Please tell us more about how your organisation–Vasundharahas campaigned for restoration of Bikramgarh Jheel.

Vasundhara, a small non-profit organisation mostly provided awareness drive and technical suggestions for protecting the water bodies. It has always worked with some community movement. Bikramgarh Jheel is a large water body in south Kolkata. It was in a very bad condition and was being encroached. Vasundhara had discussions with local community organisations and they got together to save the water body. This led KMC to take over the management of the water body. At present KMC is renovating the water body with people’s involvement.

One part of the Bikramgarh Jheel was filled up by a big multistoreyed residential cum commercial complex known as South City. There was local protest, we went for legal action – but all that failed due to strong alliance between the real estate group, local politicians and the government.

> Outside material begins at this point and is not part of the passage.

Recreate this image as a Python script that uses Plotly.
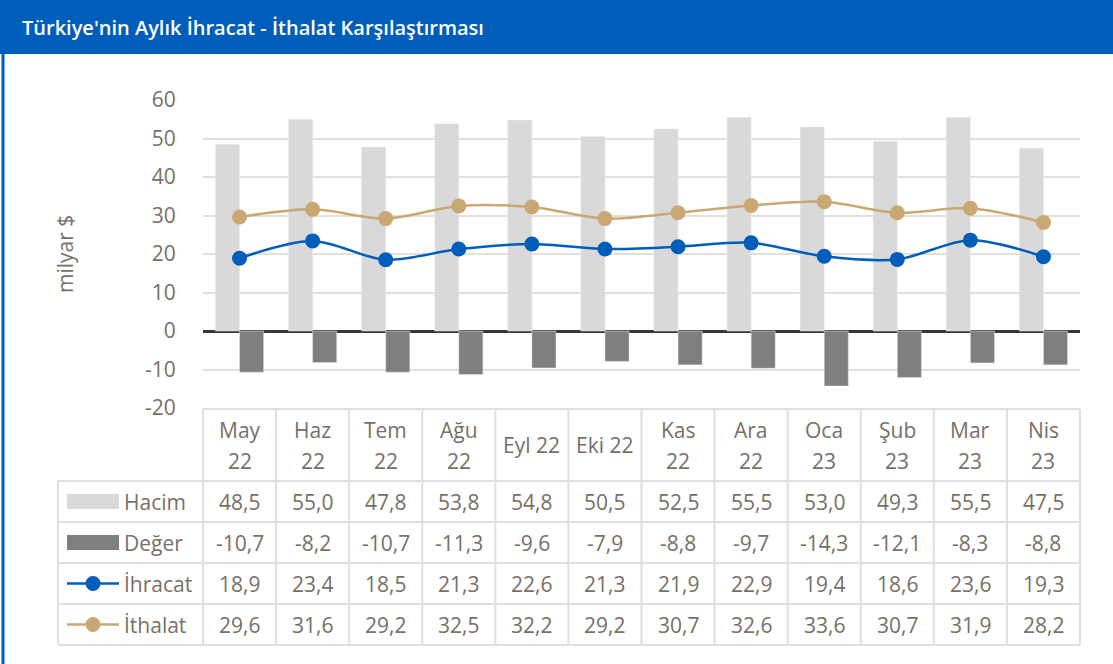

What lessons can be drawn from your experiences to engage with urban communities in taking care of the water quality, environment and aesthetics of these ponds?

Until now, local community groups only manage these water bodies; there is no technical or administrative help. Sometimes financial help is obtained from the municipality as a one time grant. However, these local community groups through their own innovation and experiences have been able to manage the water bodies quite sucessfully. We have a lot to learn from them.

Can scientific commercial pisciculture raise enough funds to act as an incentive for a community to save wetlands?

Yes but first it needs to develop a proper community group to do the job. If there is no external assistance, successful commercial pisciculture is the only way to obtain funds to manage the water body. If proper guidence is available, then pisciculture can be practiced without compromising much with water quality and aquatic environment. There are a number of such success stories in Kolkata.